Egypt’s highest civilian court on Wednesday rejected an appeal by a group of 13 people including two prominent activists who were disputing their placement on a terrorist list for a period of five years, a judicial source said.
Among the group are activist and former member of parliament Zyad Elelaimy, and Ramy Shaath, a co-founder of Egypt’s pro-Palestinian Boycott, Divestment and Sanctions (BDS) movement.
The 13 have been detained since 2019 in the Hope coalition case, in which authorities accused the group of being funded by the Muslim Brotherhood to incite revolution and commit violence.
They were put on the terrorism list in April 2020.

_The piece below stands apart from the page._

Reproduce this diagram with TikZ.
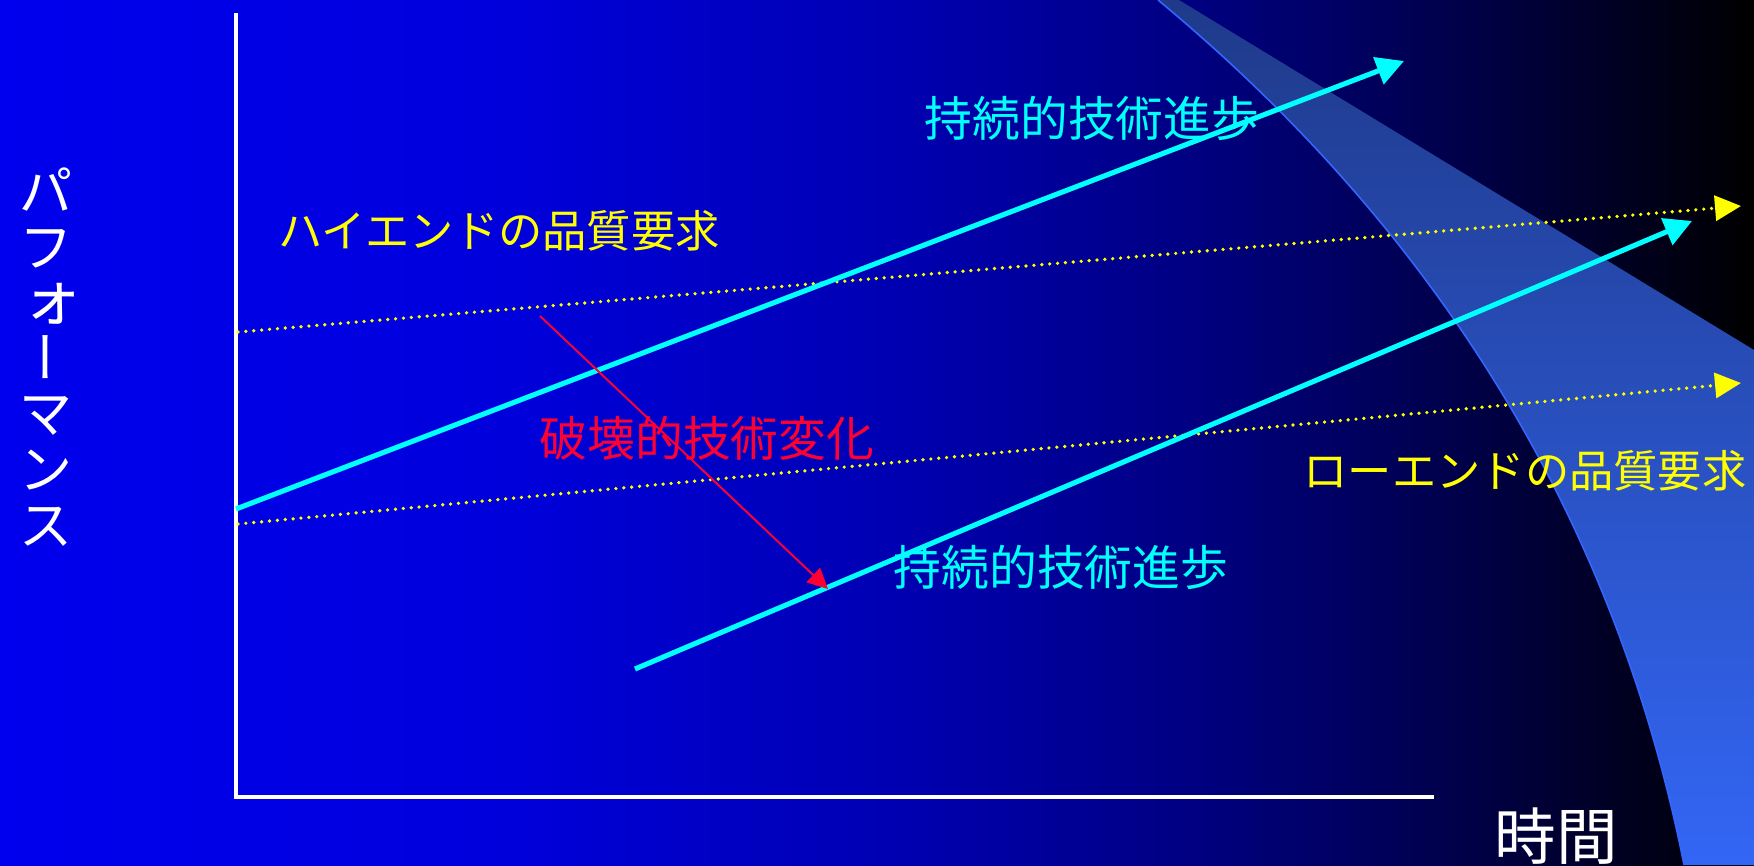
\documentclass[tikz,border=0pt]{standalone}
\usepackage{fontspec}
\newfontfamily\jp{Noto Sans CJK JP}
\newfontfamily\jpv[RawFeature=+vert]{Noto Sans CJK JP}
\usetikzlibrary{arrows.meta}
\definecolor{c0}{RGB}{0,0,238}
\definecolor{c1}{RGB}{0,0,220}
\definecolor{c2}{RGB}{0,0,177}
\definecolor{c3}{RGB}{0,0,128}
\definecolor{c4}{RGB}{0,0,76}
\definecolor{cyanc}{RGB}{0,255,255}
\definecolor{yellowc}{RGB}{255,255,0}
\definecolor{redc}{RGB}{255,0,51}
\definecolor{bandA}{RGB}{31,58,138}
\definecolor{bandB}{RGB}{44,86,214}
\definecolor{bandC}{RGB}{51,102,245}
\definecolor{bandedge}{RGB}{51,102,255}
\pgfdeclarehorizontalshading{bgshade}{100bp}{color(0bp)=(c0); color(25bp)=(c0); color(39.25bp)=(c1); color(50.65bp)=(c2); color(59.2bp)=(c3); color(66.3bp)=(c4); color(75bp)=(black); color(100bp)=(black)}
\tikzset{
  axisline/.style={draw=white, line width=0.9pt},
  cyanarrow/.style={draw=cyanc, line width=1.45pt, -{Triangle[length=7.8pt,width=8pt]}},
  dotarrow/.style={draw=yellowc, line width=1.05pt, line cap=round, dash pattern=on 0pt off 2.25pt, -{Triangle[length=7.4pt,width=7.1pt]}},
  redarrow/.style={draw=redc, line width=0.55pt, -{Triangle[length=5.8pt,width=5.6pt]}},
  cyantext/.style={text=cyanc, inner sep=0pt, font=\jp\fontsize{13.6pt}{16pt}\selectfont},
  yellowtext/.style={text=yellowc, inner sep=0pt, font=\jp\fontsize{12.6pt}{15pt}\selectfont},
  redtext/.style={text=redc, inner sep=0pt, font=\jp\fontsize{13.6pt}{16pt}\selectfont},
  whitetext/.style={text=white, inner sep=0pt},
}
\begin{document}
\begin{tikzpicture}[x=0.1mm, y=-0.1mm]
\useasboundingbox (0,0) rectangle (1754,865);
\shade[shading=bgshade] (0,0) rectangle (1754,865);
% light band
\shade[top color=bandA, middle color=bandB, bottom color=bandC]
  (1158,0) .. controls (1441,235) and (1616,524) .. (1684,865)
  -- (1754,865) -- (1754,350) -- (1179,0) -- cycle;
\draw[bandedge, line width=0.45pt]
  (1158,0) .. controls (1441,235) and (1616,524) .. (1684,865);
% axes
\coordinate (ytop) at (236,13);
\coordinate (origin) at (236,797);
\coordinate (xend) at (1434,797);
\draw[axisline] (ytop) -- (origin) -- (xend);
% requirement lines
\coordinate (hiS) at (238,332);
\coordinate (hiE) at (1741,206);
\coordinate (loS) at (238,524);
\coordinate (loE) at (1741,383);
\draw[dotarrow] (hiS) -- (hiE);
\draw[dotarrow] (loS) -- (loE);
% technology lines
\coordinate (t1S) at (236,509);
\coordinate (t1E) at (1404,61);
\coordinate (t2S) at (635,669);
\coordinate (t2E) at (1692,221);
\draw[cyanarrow] (t1S) -- (t1E);
\draw[cyanarrow] (t2S) -- (t2E);
% disruptive arrow
\coordinate (dS) at (540,316);
\coordinate (dE) at (828,589);
\draw[redarrow] (dS) -- (dE);
% labels
\node[cyantext] (sus1) at (1092,118) {持続的技術進歩};
\node[cyantext] (sus2) at (1061,567) {持続的技術進歩};
\node[yellowtext] (high) at (499,231) {ハイエンドの品質要求};
\node[yellowtext] (low) at (1525,471) {ローエンドの品質要求};
\node[redtext] (disr) at (707,438) {破壊的技術変化};
\node[whitetext, font=\jp\fontsize{17.5pt}{20pt}\selectfont] (time) at (1556,836) {時間};
\node[whitetext, align=center, font=\jpv\fontsize{15.6pt}{15.8pt}\selectfont] (perf) at (46,357)
  {パ\\フ\\\raisebox{-1.6pt}{\fontsize{18.5pt}{15.8pt}\selectfont ォ}\\ー\\マ\\ン\\ス};
\end{tikzpicture}
\end{document}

Colleagues and activists said the arrests were aimed at preventing the formation of a secular coalition ahead of parliamentary elections in 2020, and the detentions have become one of Egypt’s most high-profile human rights cases.
The Court of Cassation’s decision is final, the judicial source said.
Shaath’s family said in a statement it was appalled by the decision to keep him on the list, which carries an asset freeze and travel ban.
“Neither we, his family, nor his legal team have been given any legal proof to justify such an abusive decision, nor was Ramy granted his legal right to communicate with counsel,” it said.
In February, a panel of United Nations experts called for the removal of Elelaimy and Shaath from the terrorist list.
“We are deeply disturbed about counter-terrorism law … and in particular the misuse of listing procedures at national level, to attack individuals engaged in human rights work,” they said in a statement.
A terrorism designation involves prosecutors placing people on the terrorism list and a criminal court then either affirming or rejecting the placement. A listed person can appeal.
Since becoming president in 2014, former army chief President Abdel Fattah al-Sisi has overseen a crackdown that has swept up liberal opponents as well as the Islamists whose overthrow he had led a year earlier.
Sisi has denied holding political prisoners and his backers say the measures were necessary to stabilise Egypt.